No, The Fed Isn’t as Dovish as the Market Thinks

Commonwealth’s McMillan notes that the central bank believes the economy is strong, so more tightening is coming.

So the higher-rate bogeyman is locked up in his box, eh? That seems to be what the stock market heard last week when the Federal Reserve stated that it would be “patient” with its schedule to raise short-term interest rates.

But that doesn’t mean that the Fed will back off its plans to tighten over the long-term, according to Brad McMillan’s read. “The market hears what it wants to hear, rather than what really is being said,” the chief information officer of Commonwealth Financial Network observed in a research note.

Part of the Fed’s statement was that it would “keep a larger pool of reserves on the balance sheet than historically without it meaning policy loosening,” McMillan wrote.
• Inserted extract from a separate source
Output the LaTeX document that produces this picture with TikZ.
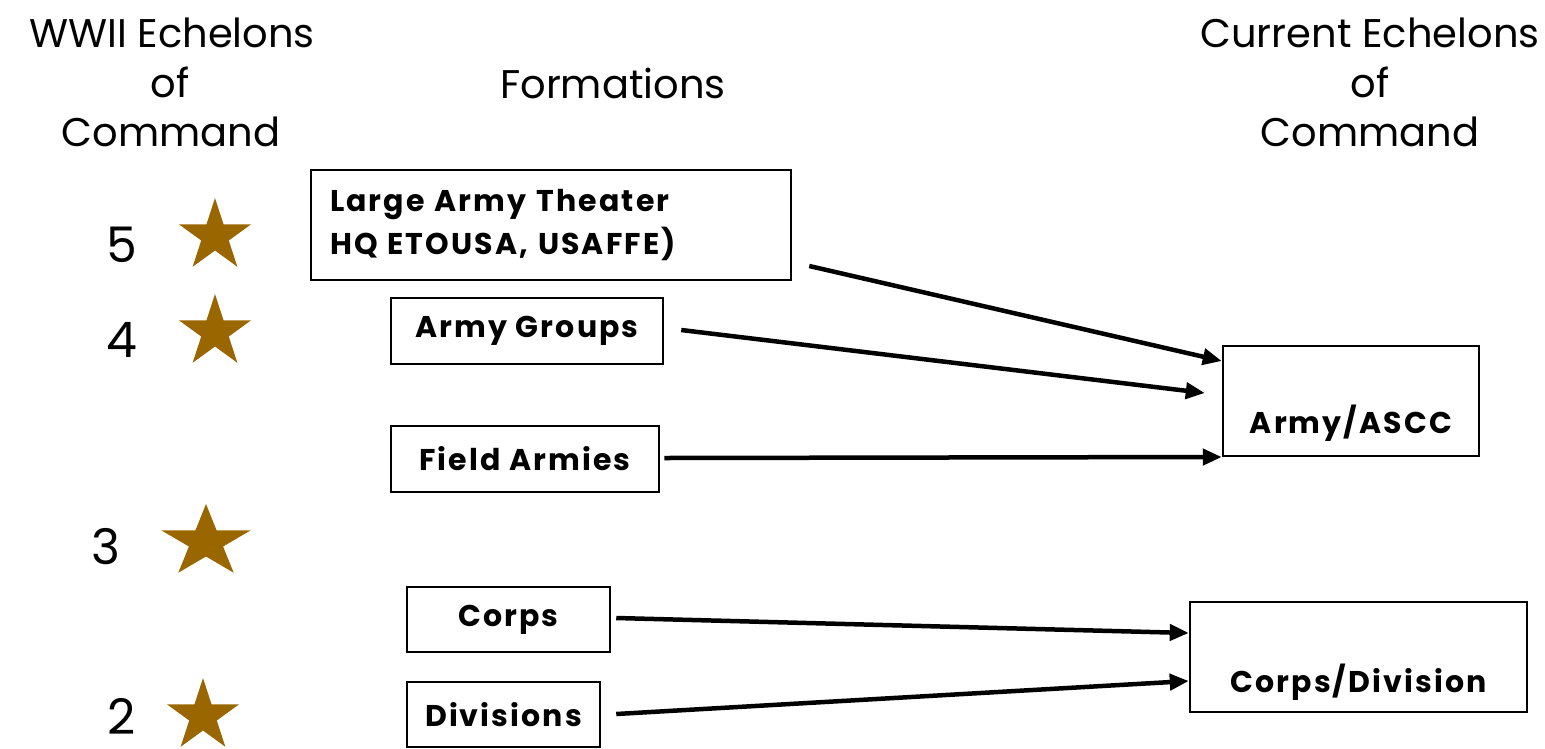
\documentclass[tikz,border=0pt]{standalone}
\usepackage{fontspec}
\setmainfont{Poppins}
\newfontfamily\boxfont[LetterSpace=7]{Poppins}
\usetikzlibrary{arrows.meta,calc}
\definecolor{starcol}{HTML}{996600}
\tikzset{
  x=1pt, y=-1pt,
  rankstar/.pic={\fill[starcol] (90:38pt) -- (126:14.5pt) -- (162:38pt) -- (198:14.5pt) -- (234:38pt) -- (270:14.5pt) -- (306:38pt) -- (342:14.5pt) -- (18:38pt) -- (54:14.5pt) -- cycle;},
  head/.style={font=\fontsize{40}{46}\selectfont, anchor=base, inner sep=0},
  rank/.style={font=\fontsize{49}{56}\selectfont, anchor=center, inner sep=0},
  box/.style={draw, line width=2.5pt, font=\boxfont\fontsize{30}{43}\selectfont\bfseries, inner sep=0, align=center},
  link/.style={line width=4.5pt, -{Triangle[length=19pt,width=16pt]}},
}
\begin{document}
\begin{tikzpicture}
\useasboundingbox (0,0) rectangle (1545,748);
% headers
\node[head] (h1a) at (172,47) {WWII Echelons};
\node[head] (h1b) at (170,97) {of};
\node[head] (h1c) at (171,146) {Command};
\node[head] (h2) at (613,98) {Formations};
\node[head] (h3a) at (1370,47) {Current Echelons};
\node[head] (h3b) at (1370,97) {of};
\node[head] (h3c) at (1370,146) {Command};
% ranks
\node[rank] (r5) at (122,245) {5};
\node[rank] (r4) at (122,340) {4};
\node[rank] (r3) at (106,547) {3};
\node[rank] (r2) at (122,716) {2};
\pic at (215,236) {rankstar};
\pic at (215,332) {rankstar};
\pic[xscale=1.24] at (206,542) {rankstar};
\pic at (203,716) {rankstar};
% formation boxes
\node[box, align=left, text width=442pt, inner xsep=19pt, minimum height=110pt] (lat) at (551,225) {Large Army Theater\\HQ ETOUSA, USAFFE)};
\node[box, minimum width=272pt, minimum height=66pt] (ag) at (527,331) {Army Groups};
\node[box, minimum width=268pt, minimum height=66pt] (fa) at (525,459) {Field Armies};
\node[box, minimum width=203pt, minimum height=65pt] (corps) at (508.5,619.5) {Corps};
\node[box, minimum width=193pt, minimum height=65pt] (div) at (503.5,714.5) {Divisions};
% current boxes
\node[box, minimum width=256pt, text height=87pt, text depth=23pt] (ascc) at (1351,401) {Army/ASCC};
\node[box, minimum width=337pt, text height=90pt, text depth=20pt] (cd) at (1358.5,657) {Corps/Division};
% connectors
\draw[link] ([xshift=17pt,yshift=-41pt]lat.east) -- ([yshift=40pt]ascc.west);
\draw[link] ([xshift=17pt,yshift=1pt]ag.east) -- ([xshift=-17pt,yshift=8pt]ascc.west);
\draw[link] ([xshift=4pt,yshift=1pt]fa.east) -- ([yshift=-56pt]ascc.west);
\draw[link] ([xshift=5pt,yshift=1.5pt]corps.east) -- ([yshift=24pt]cd.west);
\draw[link] ([xshift=15pt,yshift=0.5pt]div.east) -- ([yshift=-24pt]cd.west);
\end{tikzpicture}
\end{document}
This means that its primary focus going forward will be on interest rates.

The Fed, of course, has been embarking on a two-pronged approach to tightening: higher short rates and reducing the $4 trillion-plus mountain of bonds it bought to hold down long rates.

The market responded favorably last week to this news, with the S&P 500 climbing 1.6%. In all, stocks had their best January in 32 years, which was a relief coming off of late-2018’s gloom.

That gloom rested on fears that the economy, both in the US and globally, was going south, and that the Fed would heedlessly keep hiking rates. Thus the Fed’s statement came as a relief.

But McMillan pointed out that the Fed also indicated that it thought economic conditions were just fine. If the central bank thought otherwise, he wrote, “it would be saying that the economy is still broken and getting worse.”

He zeroes in on the Fed’s assessment that the “labor market has continued to strengthen” and “economic activity has been rising at a solid rate.”

In other words, more rate increases could be in our future.